- _BRIEF_:
Retype, please, the listing from its opening line through the line that contains "Bar, XAxis, YAxis", both included, without the pictures.

- _RECORDED DATA_:
## Start
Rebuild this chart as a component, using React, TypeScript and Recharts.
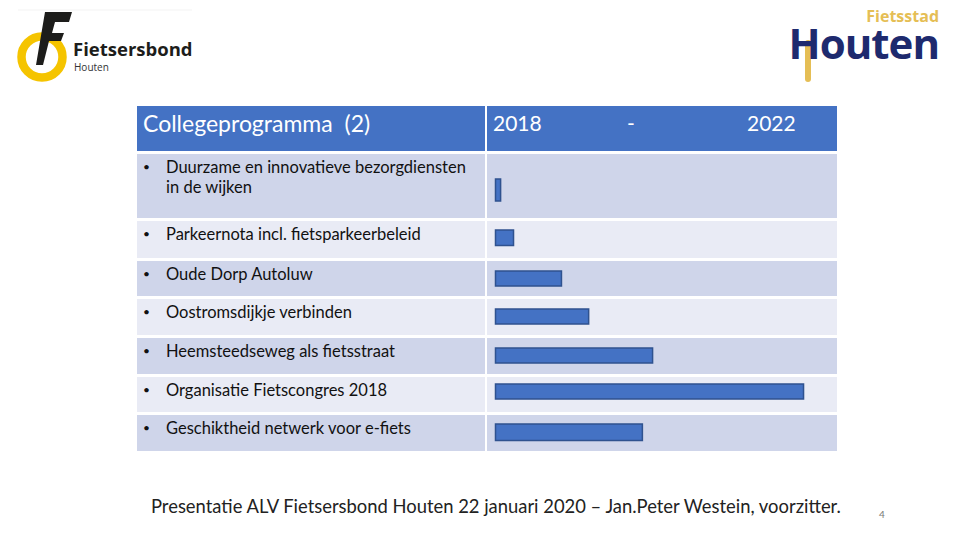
import { BarChart, Bar, XAxis, YAxis } from "recharts";

// Collegeprogramma items and how far each has come within 2018–2022 (% of the period)
const tasks = [
  "Duurzame en innovatieve bezorgdiensten in de wijken",
  "Parkeernota incl. fietsparkeerbeleid",
  "Oude Dorp Autoluw",
  "Oostromsdijkje verbinden",
  "Heemsteedseweg als fietsstraat",
  "Organisatie Fietscongres 2018",
  "Geschiktheid netwerk voor e-fiets",
];
const progress = [1.5, 5.3, 19.4, 27.4, 46.2, 90.6, 43.2];
const periodLabels = ["2018", "-", "2022"];

// row layout (pixels): height, bar thickness, vertical nudge of the bar
const rowHeights = [64, 37, 35, 36, 36, 35, 36];
const barSizes = [22, 15.5, 15, 15, 15, 15, 16.5];
const barNudge = [3.5, -1.5, -0.5, -1, -1, -3.5, -1];

const FONT = "Lato, 'Open Sans', sans-serif";
const DARK_ROW = "#CFD5EA";
const LIGHT_ROW = "#E9EBF5";

const TaskBar = ({ i }: { i: number }) => {
  const h = rowHeights[i];
  const n = barNudge[i];
  const data = [{ task: tasks[i], progress: progress[i] }];
  return (
    <BarChart
      width={350}
      height={h}
      data={data}
      layout="vertical"
      margin={{ top: n > 0 ? 2 * n : 0, bottom: n < 0 ? -2 * n : 0, left: 8.5, right: 1.5 }}
    >
      <XAxis type="number" domain={[0, 100]} hide />
      <YAxis type="category" dataKey="task" hide />
      <Bar
        dataKey="progress"
        barSize={barSizes[i]}
        fill="#4472C4"
        stroke="#2F528F"
        strokeWidth={1.5}
        isAnimationActive={false}
      />
    </BarChart>
  );
};

const FietsersbondLogo = () => (
  <>
    <svg width={200} height={90} style={{ position: "absolute", left: 0, top: 0 }}>
      <line x1={18} y1={10} x2={192} y2={10} stroke="#f3f3f3" strokeWidth={1} />
      <circle cx={42} cy={57} r={20.5} fill="none" stroke="#F5C400" strokeWidth={8.5} />
      <path d="M45 12 L72 12 L69 22 L55 22 L52 33 L64 33 L61 41 L49 41 L43 65 L36 65 Z" fill="#1d1d1b" />
    </svg>
    <div
      style={{
        position: "absolute", left: 73, top: 41, height: 16, lineHeight: "16px",
        fontFamily: "'Open Sans', sans-serif", fontWeight: 700, fontSize: 18.5, color: "#1d1d1b", whiteSpace: "nowrap",
      }}
    >
      Fietsersbond
    </div>
    <div
      style={{
        position: "absolute", left: 74, top: 62, height: 10, lineHeight: "10px",
        fontFamily: "'Open Sans', sans-serif", fontSize: 10, color: "#333", whiteSpace: "nowrap",
      }}
    >
      Houten
    </div>
  </>
);

const HoutenLogo = () => (
  <>
    <div
      style={{
        position: "absolute", right: 21, top: 9, height: 15, lineHeight: "15px",
        fontFamily: "'Open Sans', sans-serif", fontWeight: 700, fontSize: 16, color: "#E5BE55",
      }}
    >
      Fietsstad
    </div>
    <div style={{ position: "absolute", left: 805, top: 40, width: 6, height: 42, borderRadius: 3, background: "#E5BE55" }} />
    <div
      style={{
        position: "absolute", right: 21, top: 27, height: 32, lineHeight: "32px",
        fontFamily: "'Open Sans', sans-serif", fontWeight: 700, fontSize: 42, letterSpacing: -1, color: "#1E2A6E",
      }}
    >
      Houten
    </div>
  </>
);

export default function App() {
  let y = 154;
  const tops = rowHeights.map((h) => {
    const t = y;
    y += h + 3;
    return t;
  });
  return (
    <div
      style={{
        position: "fixed",
        left: 0,
        top: 0,
        width: 960,
        height: 540,
        background: "#fff",
        fontFamily: FONT,
        overflow: "hidden",
      }}
    >
      <FietsersbondLogo />
      <HoutenLogo />

      {/* header */}
      <div style={{ position: "absolute", left: 137, top: 106, width: 348, height: 45, background: "#4472C4" }} />
      <div style={{ position: "absolute", left: 487, top: 106, width: 350, height: 45, background: "#4472C4" }} />
      <div style={{ position: "absolute", left: 143, top: 109, color: "#fff", fontSize: 23, whiteSpace: "pre" }}>
        Collegeprogramma  (2)
      </div>
      <div style={{ position: "absolute", left: 493, top: 110, color: "#fff", fontSize: 21 }}>{periodLabels[0]}</div>
      <div style={{ position: "absolute", left: 627, top: 110, color: "#fff", fontSize: 21 }}>{periodLabels[1]}</div>
      <div style={{ position: "absolute", left: 747, top: 110, color: "#fff", fontSize: 21 }}>{periodLabels[2]}</div>

      {tasks.map((t, i) => (
        <div key={t}>
          <div
            style={{
              position: "absolute",
              left: 137,
              top: tops[i],
              width: 348,
              height: rowHeights[i],
              background: i % 2 === 0 ? DARK_ROW : LIGHT_ROW,
            }}
          >
            <span style={{ position: "absolute", left: 6, top: 3, fontSize: 12, lineHeight: "20px", color: "#111" }}>•</span>
            <div style={{ position: "absolute", left: 29, top: 3, width: 310, fontSize: 16.5, lineHeight: "20px", color: "#111" }}>
              {t}
            </div>
          </div>
          <div
            style={{
              position: "absolute",
              left: 487,
              top: tops[i],
              width: 350,
              height: rowHeights[i],
              background: i % 2 === 0 ? DARK_ROW : LIGHT_ROW,
            }}
          >
            <TaskBar i={i} />
          </div>
        </div>
      ))}

      <div style={{ position: "absolute", left: 151, top: 495, fontSize: 18.4, color: "#222", whiteSpace: "nowrap" }}>
        Presentatie ALV Fietsersbond Houten 22 januari 2020 – Jan.Peter Westein, voorzitter.
      </div>
      <div style={{ position: "absolute", left: 879, top: 508, fontSize: 10, color: "#777" }}>4</div>
    </div>
  );
}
## End
- _FULL OUTPUT_:
Rebuild this chart as a component, using React, TypeScript and Recharts.
import { BarChart, Bar, XAxis, YAxis } from "recharts";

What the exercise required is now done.